After 15 years of researching and developing equity futures trading strategies for brokerage firms including Lehman Brothers and Credit Suisse, he went out on his own and founded PAM. He says he’s been able to be successful by concentrating in the S&P 500 E-mini, one of the most liquid futures markets in the world and a market that’s good for countertrend trading. His models are negatively correlated to trend-following programs and thrive at forecasting tops and bottoms. He adds that trading the E-mini S&P also allows more precise scaling of different types of accounts without much slippage. Also, he uses advanced statistical techniques for in and out-of-sample testing, and the out-of-sample and actual performance is consistent with his simulation period.

“Trend followers are looking for market moves and they assume the market is going to keep moving in the same direction, but 80% to 90% of the time the market actually reverses after making a move, and that’s not a good strategy,” Paskewitz says, adding that many trend following commodity trading advisors (CTA) are profitable at the end of the year because of one or two really good months, while his program has mostly positive months, with only two to three down months per year.
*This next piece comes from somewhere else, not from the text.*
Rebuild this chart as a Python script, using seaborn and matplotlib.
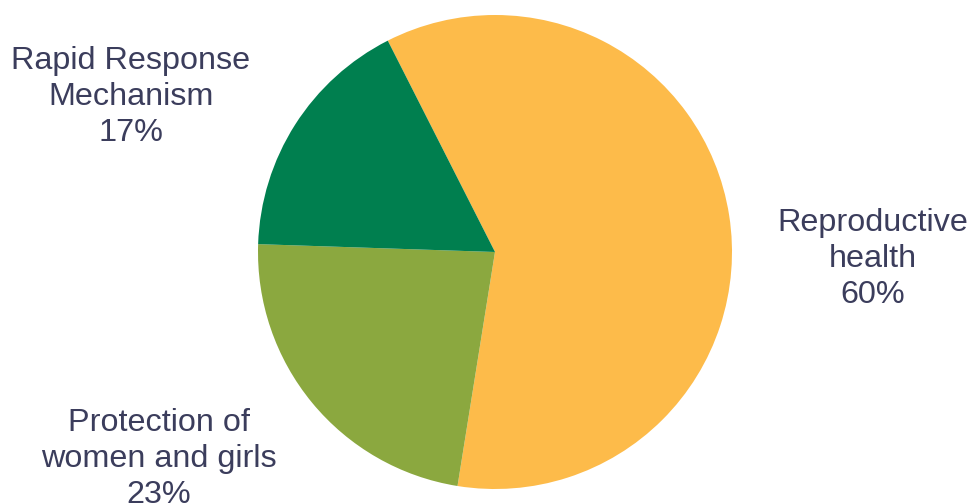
import matplotlib
matplotlib.use("Agg")
import matplotlib.pyplot as plt
import seaborn as sns

# data
categories = ["Reproductive\nhealth", "Protection of\nwomen and girls", "Rapid Response\nMechanism"]
shares = [60, 23, 17]
colors = ["#FDBB4A", "#8BA83F", "#007F4F"]
label_xy = [(873, 245), (159, 45), (131, 407)]

sns.set_theme(style="white")
plt.rcParams['font.family'] = ['Liberation Sans', 'DejaVu Sans']

fig = plt.figure(figsize=(9.7, 5.04), dpi=100)
ax = fig.add_axes([0, 0, 1, 1])

# pie in pixel-like coordinates so the layout matches the reference
ax.pie(shares, colors=colors, startangle=116.9, counterclock=False,
       center=(495, 252), radius=237, wedgeprops=dict(linewidth=0))

for cat, val, (x, y) in zip(categories, shares, label_xy):
    ax.text(x, y, f"{cat}\n{val}%", ha="center", va="center",
            fontsize=23.3, color="#3b3d5c", linespacing=1.28)

ax.set_xlim(0, 970)
ax.set_ylim(0, 504)
ax.set_aspect("equal")
ax.axis("off")

plt.savefig("out.png", dpi=100, facecolor="white")
plt.close()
The Edison, New Jersey-based CTA returned 36.48% in 2006, a tough year for most futures managers, putting it in the top 1% of the CTAs being tracked by Barclay’s. In 2005 the program returned 15.94%, and in 2004 returns were 13.22%.

“I go against the conventional trend-following methodology,” Paskewitz says. “I have developed some models that are very good at forecasting short-term and intermediate-term tops and bottoms in the S&P 500. So if the market appears to be at a top, instead of buying like a trend follower would, I’m actually going to sell. And if my models identify what looks like a bottom in the market, I’m going to buy,” he says.

His completely systematic program is a multi-strategy program that runs all three strategies, and each strategy is based off the same program with minor differences.

Each strategy looks for specific quantitative patterns in the price and volume of the market to signal market tops and bottoms. When they detect a top they sell and when they detect a bottom they buy. His program keeps him in trades from as little as one day to up to one week.

What makes the strategies different is that the patterns each is looking for are different. “So there’s pattern diversification between them and there are also time frame differences. They only all agree on 3% to 5% of trading days, so they provide disagreement, which shows diversification, and our exposure is lower,” he says.

Paskewitz points out that any one strategy at any time can fail, and you never know when that will be. “If it does fail you can be out of business pretty quickly. With three strategies you increase your chances of being successful just by the principle of diversification,” he says.

Since 2003 Paskewitz has also been CEO of Qualsolutions Inc., and later Quant Financial Consulting Inc. (QFC), which has teams located in Beijing and Zhengzhou China, and provides R&D and technical consulting services to PAM and outside clients.

“It’s my unique background that led to the creation of this successful program and investors also find it interesting, and with that I will continue to grow PAM,” Paskewitz says.